• _GIVEN REQUEST_
Word for word, give the material below again, minus any images.

• _DATASET EXCERPT_
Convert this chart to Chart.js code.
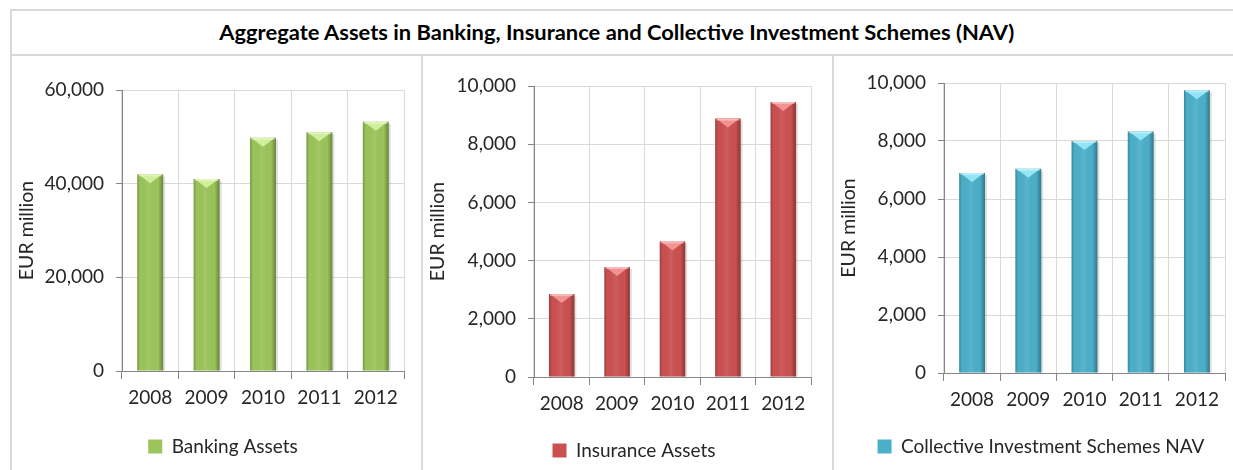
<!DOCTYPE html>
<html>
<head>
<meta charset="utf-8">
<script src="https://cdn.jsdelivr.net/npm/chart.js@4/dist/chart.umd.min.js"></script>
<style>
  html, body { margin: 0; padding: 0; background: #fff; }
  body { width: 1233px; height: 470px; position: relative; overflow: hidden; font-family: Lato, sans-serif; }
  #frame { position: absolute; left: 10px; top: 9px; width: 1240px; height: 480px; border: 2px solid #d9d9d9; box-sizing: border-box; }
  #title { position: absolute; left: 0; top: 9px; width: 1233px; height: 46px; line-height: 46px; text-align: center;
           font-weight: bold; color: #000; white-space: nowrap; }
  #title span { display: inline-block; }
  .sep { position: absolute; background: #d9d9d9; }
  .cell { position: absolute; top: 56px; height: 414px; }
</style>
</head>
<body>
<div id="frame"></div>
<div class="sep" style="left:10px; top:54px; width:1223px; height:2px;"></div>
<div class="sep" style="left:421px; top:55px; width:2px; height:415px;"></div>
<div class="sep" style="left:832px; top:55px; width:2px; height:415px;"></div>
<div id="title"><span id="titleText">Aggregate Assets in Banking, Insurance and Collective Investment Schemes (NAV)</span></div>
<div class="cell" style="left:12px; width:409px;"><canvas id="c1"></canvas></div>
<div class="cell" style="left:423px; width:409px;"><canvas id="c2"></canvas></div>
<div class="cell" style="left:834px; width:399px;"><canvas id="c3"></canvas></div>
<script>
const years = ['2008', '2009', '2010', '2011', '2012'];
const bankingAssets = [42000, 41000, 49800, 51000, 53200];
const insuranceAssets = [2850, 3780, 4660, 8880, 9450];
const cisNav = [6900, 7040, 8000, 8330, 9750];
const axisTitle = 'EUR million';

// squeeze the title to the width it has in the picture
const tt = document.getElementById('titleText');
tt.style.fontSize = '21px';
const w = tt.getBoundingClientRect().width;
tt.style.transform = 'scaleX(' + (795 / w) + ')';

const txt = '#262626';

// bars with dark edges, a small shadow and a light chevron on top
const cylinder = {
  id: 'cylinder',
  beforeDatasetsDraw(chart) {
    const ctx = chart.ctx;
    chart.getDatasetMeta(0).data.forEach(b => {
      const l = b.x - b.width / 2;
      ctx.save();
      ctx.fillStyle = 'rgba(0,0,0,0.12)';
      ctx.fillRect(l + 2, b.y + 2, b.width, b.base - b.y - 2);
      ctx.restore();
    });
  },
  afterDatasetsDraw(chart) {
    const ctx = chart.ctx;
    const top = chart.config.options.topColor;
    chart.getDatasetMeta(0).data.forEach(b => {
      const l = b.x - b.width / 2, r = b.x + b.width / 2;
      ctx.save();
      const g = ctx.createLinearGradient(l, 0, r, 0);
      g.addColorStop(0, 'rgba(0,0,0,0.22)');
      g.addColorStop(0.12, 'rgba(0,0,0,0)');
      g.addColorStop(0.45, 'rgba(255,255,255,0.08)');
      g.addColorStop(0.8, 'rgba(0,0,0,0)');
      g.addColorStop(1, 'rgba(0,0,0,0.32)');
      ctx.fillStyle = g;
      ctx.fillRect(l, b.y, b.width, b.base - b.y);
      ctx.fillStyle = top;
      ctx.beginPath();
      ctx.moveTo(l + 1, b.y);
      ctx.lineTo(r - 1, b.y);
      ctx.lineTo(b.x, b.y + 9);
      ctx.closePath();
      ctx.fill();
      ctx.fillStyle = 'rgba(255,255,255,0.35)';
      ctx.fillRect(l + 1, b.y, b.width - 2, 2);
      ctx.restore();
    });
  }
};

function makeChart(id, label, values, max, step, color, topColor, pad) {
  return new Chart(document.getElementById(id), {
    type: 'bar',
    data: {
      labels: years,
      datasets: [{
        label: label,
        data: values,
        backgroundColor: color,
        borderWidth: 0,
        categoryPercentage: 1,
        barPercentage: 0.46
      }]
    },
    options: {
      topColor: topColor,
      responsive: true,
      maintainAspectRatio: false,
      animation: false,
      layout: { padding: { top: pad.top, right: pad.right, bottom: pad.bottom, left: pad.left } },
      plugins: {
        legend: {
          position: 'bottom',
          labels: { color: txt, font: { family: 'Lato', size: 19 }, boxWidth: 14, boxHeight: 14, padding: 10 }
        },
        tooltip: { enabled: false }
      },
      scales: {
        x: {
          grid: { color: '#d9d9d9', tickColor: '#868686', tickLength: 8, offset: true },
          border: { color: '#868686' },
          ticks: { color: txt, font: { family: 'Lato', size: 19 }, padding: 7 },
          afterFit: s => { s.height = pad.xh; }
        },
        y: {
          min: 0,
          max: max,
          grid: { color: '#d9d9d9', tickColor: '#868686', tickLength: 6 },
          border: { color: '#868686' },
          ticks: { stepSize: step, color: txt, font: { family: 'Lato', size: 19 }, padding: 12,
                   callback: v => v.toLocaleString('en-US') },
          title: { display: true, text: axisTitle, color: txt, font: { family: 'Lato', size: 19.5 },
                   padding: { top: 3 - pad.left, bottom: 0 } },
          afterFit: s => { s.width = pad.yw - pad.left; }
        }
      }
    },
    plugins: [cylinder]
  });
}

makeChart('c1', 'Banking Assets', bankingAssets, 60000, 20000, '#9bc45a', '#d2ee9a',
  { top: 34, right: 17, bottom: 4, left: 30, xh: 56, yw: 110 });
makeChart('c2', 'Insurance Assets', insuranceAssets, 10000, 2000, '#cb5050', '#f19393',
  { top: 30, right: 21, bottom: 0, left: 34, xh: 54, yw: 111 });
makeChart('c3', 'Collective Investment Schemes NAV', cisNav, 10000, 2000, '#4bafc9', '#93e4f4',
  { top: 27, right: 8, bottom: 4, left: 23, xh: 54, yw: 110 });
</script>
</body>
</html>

• _EXERCISE ANSWER_
Convert this chart to Chart.js code.
<!DOCTYPE html>
<html>
<head>
<meta charset="utf-8">
<script src="https://cdn.jsdelivr.net/npm/chart.js@4/dist/chart.umd.min.js"></script>
<style>
  html, body { margin: 0; padding: 0; background: #fff; }
  body { width: 1233px; height: 470px; position: relative; overflow: hidden; font-family: Lato, sans-serif; }
  #frame { position: absolute; left: 10px; top: 9px; width: 1240px; height: 480px; border: 2px solid #d9d9d9; box-sizing: border-box; }
  #title { position: absolute; left: 0; top: 9px; width: 1233px; height: 46px; line-height: 46px; text-align: center;
           font-weight: bold; color: #000; white-space: nowrap; }
  #title span { display: inline-block; }
  .sep { position: absolute; background: #d9d9d9; }
  .cell { position: absolute; top: 56px; height: 414px; }
</style>
</head>
<body>
<div id="frame"></div>
<div class="sep" style="left:10px; top:54px; width:1223px; height:2px;"></div>
<div class="sep" style="left:421px; top:55px; width:2px; height:415px;"></div>
<div class="sep" style="left:832px; top:55px; width:2px; height:415px;"></div>
<div id="title"><span id="titleText">Aggregate Assets in Banking, Insurance and Collective Investment Schemes (NAV)</span></div>
<div class="cell" style="left:12px; width:409px;"><canvas id="c1"></canvas></div>
<div class="cell" style="left:423px; width:409px;"><canvas id="c2"></canvas></div>
<div class="cell" style="left:834px; width:399px;"><canvas id="c3"></canvas></div>
<script>
const years = ['2008', '2009', '2010', '2011', '2012'];
const bankingAssets = [42000, 41000, 49800, 51000, 53200];
const insuranceAssets = [2850, 3780, 4660, 8880, 9450];
const cisNav = [6900, 7040, 8000, 8330, 9750];
const axisTitle = 'EUR million';

// squeeze the title to the width it has in the picture
const tt = document.getElementById('titleText');
tt.style.fontSize = '21px';
const w = tt.getBoundingClientRect().width;
tt.style.transform = 'scaleX(' + (795 / w) + ')';

const txt = '#262626';

// bars with dark edges, a small shadow and a light chevron on top
const cylinder = {
  id: 'cylinder',
  beforeDatasetsDraw(chart) {
    const ctx = chart.ctx;
    chart.getDatasetMeta(0).data.forEach(b => {
      const l = b.x - b.width / 2;
      ctx.save();
      ctx.fillStyle = 'rgba(0,0,0,0.12)';
      ctx.fillRect(l + 2, b.y + 2, b.width, b.base - b.y - 2);
      ctx.restore();
    });
  },
  afterDatasetsDraw(chart) {
    const ctx = chart.ctx;
    const top = chart.config.options.topColor;
    chart.getDatasetMeta(0).data.forEach(b => {
      const l = b.x - b.width / 2, r = b.x + b.width / 2;
      ctx.save();
      const g = ctx.createLinearGradient(l, 0, r, 0);
      g.addColorStop(0, 'rgba(0,0,0,0.22)');
      g.addColorStop(0.12, 'rgba(0,0,0,0)');
      g.addColorStop(0.45, 'rgba(255,255,255,0.08)');
      g.addColorStop(0.8, 'rgba(0,0,0,0)');
      g.addColorStop(1, 'rgba(0,0,0,0.32)');
      ctx.fillStyle = g;
      ctx.fillRect(l, b.y, b.width, b.base - b.y);
      ctx.fillStyle = top;
      ctx.beginPath();
      ctx.moveTo(l + 1, b.y);
      ctx.lineTo(r - 1, b.y);
      ctx.lineTo(b.x, b.y + 9);
      ctx.closePath();
      ctx.fill();
      ctx.fillStyle = 'rgba(255,255,255,0.35)';
      ctx.fillRect(l + 1, b.y, b.width - 2, 2);
      ctx.restore();
    });
  }
};

function makeChart(id, label, values, max, step, color, topColor, pad) {
  return new Chart(document.getElementById(id), {
    type: 'bar',
    data: {
      labels: years,
      datasets: [{
        label: label,
        data: values,
        backgroundColor: color,
        borderWidth: 0,
        categoryPercentage: 1,
        barPercentage: 0.46
      }]
    },
    options: {
      topColor: topColor,
      responsive: true,
      maintainAspectRatio: false,
      animation: false,
      layout: { padding: { top: pad.top, right: pad.right, bottom: pad.bottom, left: pad.left } },
      plugins: {
        legend: {
          position: 'bottom',
          labels: { color: txt, font: { family: 'Lato', size: 19 }, boxWidth: 14, boxHeight: 14, padding: 10 }
        },
        tooltip: { enabled: false }
      },
      scales: {
        x: {
          grid: { color: '#d9d9d9', tickColor: '#868686', tickLength: 8, offset: true },
          border: { color: '#868686' },
          ticks: { color: txt, font: { family: 'Lato', size: 19 }, padding: 7 },
          afterFit: s => { s.height = pad.xh; }
        },
        y: {
          min: 0,
          max: max,
          grid: { color: '#d9d9d9', tickColor: '#868686', tickLength: 6 },
          border: { color: '#868686' },
          ticks: { stepSize: step, color: txt, font: { family: 'Lato', size: 19 }, padding: 12,
                   callback: v => v.toLocaleString('en-US') },
          title: { display: true, text: axisTitle, color: txt, font: { family: 'Lato', size: 19.5 },
                   padding: { top: 3 - pad.left, bottom: 0 } },
          afterFit: s => { s.width = pad.yw - pad.left; }
        }
      }
    },
    plugins: [cylinder]
  });
}

makeChart('c1', 'Banking Assets', bankingAssets, 60000, 20000, '#9bc45a', '#d2ee9a',
  { top: 34, right: 17, bottom: 4, left: 30, xh: 56, yw: 110 });
makeChart('c2', 'Insurance Assets', insuranceAssets, 10000, 2000, '#cb5050', '#f19393',
  { top: 30, right: 21, bottom: 0, left: 34, xh: 54, yw: 111 });
makeChart('c3', 'Collective Investment Schemes NAV', cisNav, 10000, 2000, '#4bafc9', '#93e4f4',
  { top: 27, right: 8, bottom: 4, left: 23, xh: 54, yw: 110 });
</script>
</body>
</html>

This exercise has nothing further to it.